Friday 2 May 2014

The Grand Budapest Hotel

(M) ★★★★★

Director: Wes Anderson.

Cast: Ralph Fiennes, Tony Revolori, F. Murray Abraham, Edward Norton, Mathieu Amalric, Saoirse Ronan, Adrien Brody, Willem Dafoe, Jude Law.

"Here's to quirkiness and symmetry."
No director of the past few decades is as distinctive and idiosyncratic as Wes Anderson.

His cinematic style and visual language is so unique as to be instantly identifiable from just a few frames, and all those quirks are on display within the opening minutes of The Grand Budapest Hotel - the wonderfully weird offering which could be Anderson's best to date.

Like his previous gems The Royal Tenenbaums, The Life Aquatic, Fantastic Mr Fox, and Moonrise Kingdom, The Grand Budapest Hotel has all his skills and tricks coalescing around intriguing locations and bizarrely loveable characters.

The central player is Monsieur Gustave (Fiennes), a concierge during the 1930s at the titular hotel, which sits amid the mountains of the fictional European country of Zubrowka.

Due to a predilection for some of the older female guests of the hotel, Gustave finds himself having to clear his name after being accused of murdering the wealthy Madame Desgoffe und Taxis (an unrecognisable cameo from Tilda Swinton).

Helping him along the way in his quest for freedom is lobby boy Zero (Revolori), who is also relating Gustave's story three decades later as an old man (Murray Abraham) to an unnamed author (Law).

There's also an extra layer to this story-in-a-story-in-a-story conceit, which is ultimately unnecessary but sets the tone of the film and its sense of humour quickly.


That style and comedic sense is very Anderson-esque - fans of his previous work will love every colourful moment of this caper. His usual cinematic tics are in full bloom too, such as strange panning shots, a near constant use of symmetry, unnatural acting styles, general absurdities, a distinctive colour palette, and the use of inter-titles and animated dabblings. No other director would get away with such things all at once, yet they are the natural language of a Wes Anderson film, and once again these quirks combine as a thing of beauty (if you are willing to accept the weirdness and artificiality of it all).

The Anderson regulars return too - Bill Murray, Jason Schwartzman, Owen Wilson and Bob Balaban get cameos among a mammoth cast that also includes bit parts from Léa Seydoux, Jeff Goldblum, Harvey Keitel, and Tom Wilkinson.

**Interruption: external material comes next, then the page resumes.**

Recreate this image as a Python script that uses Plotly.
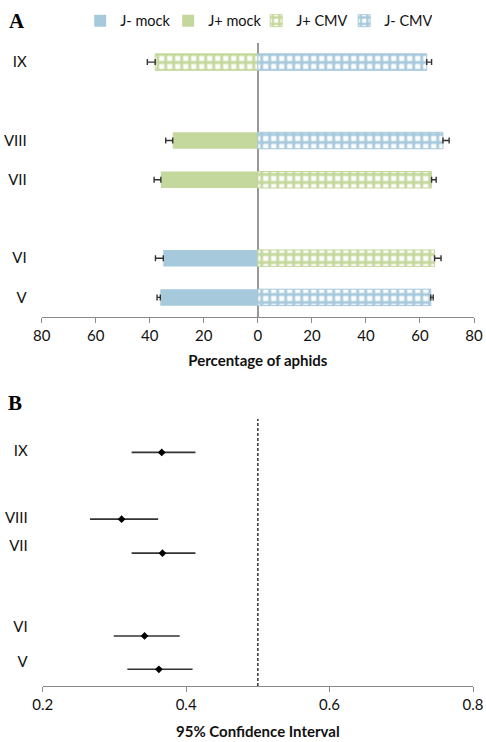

The star though is Fiennes, whose remarkable performance makes Gustave one of the most intriguing characters to drive a film in recent years. A mixture of grace and snootiness, bluntness and front, fakery and honesty, he makes for a fascinating hero and a departure from anything we've seen Fiennes do in the past.

An argument could be made that this is Anderson's best film. Some of his past works have been derided for being plotless (Rushmore, The Royal Tenenbaums) and meandering (The Life Aquatic), but The Grand Budapest Hotel is neither of those things

It's story is gripping and moves at a breakneck speed - so much so that a bizarre chase sequence actually slows the film down and would feel like padding if it wasn't so absurdly funny. The whole film whirs by at a blistering, breathless pace.

Best of all, the movie is hilarious and easily the funniest Wes Anderson effort to date. Fiennes gets regular laughs, Wilkinson's opening address features one of the biggest guffaws, and the film includes probably the most absurd prison break in cinematic history.

Is this Anderson's best? Time will tell, but if nothing else it continues a remarkable run of modern classics.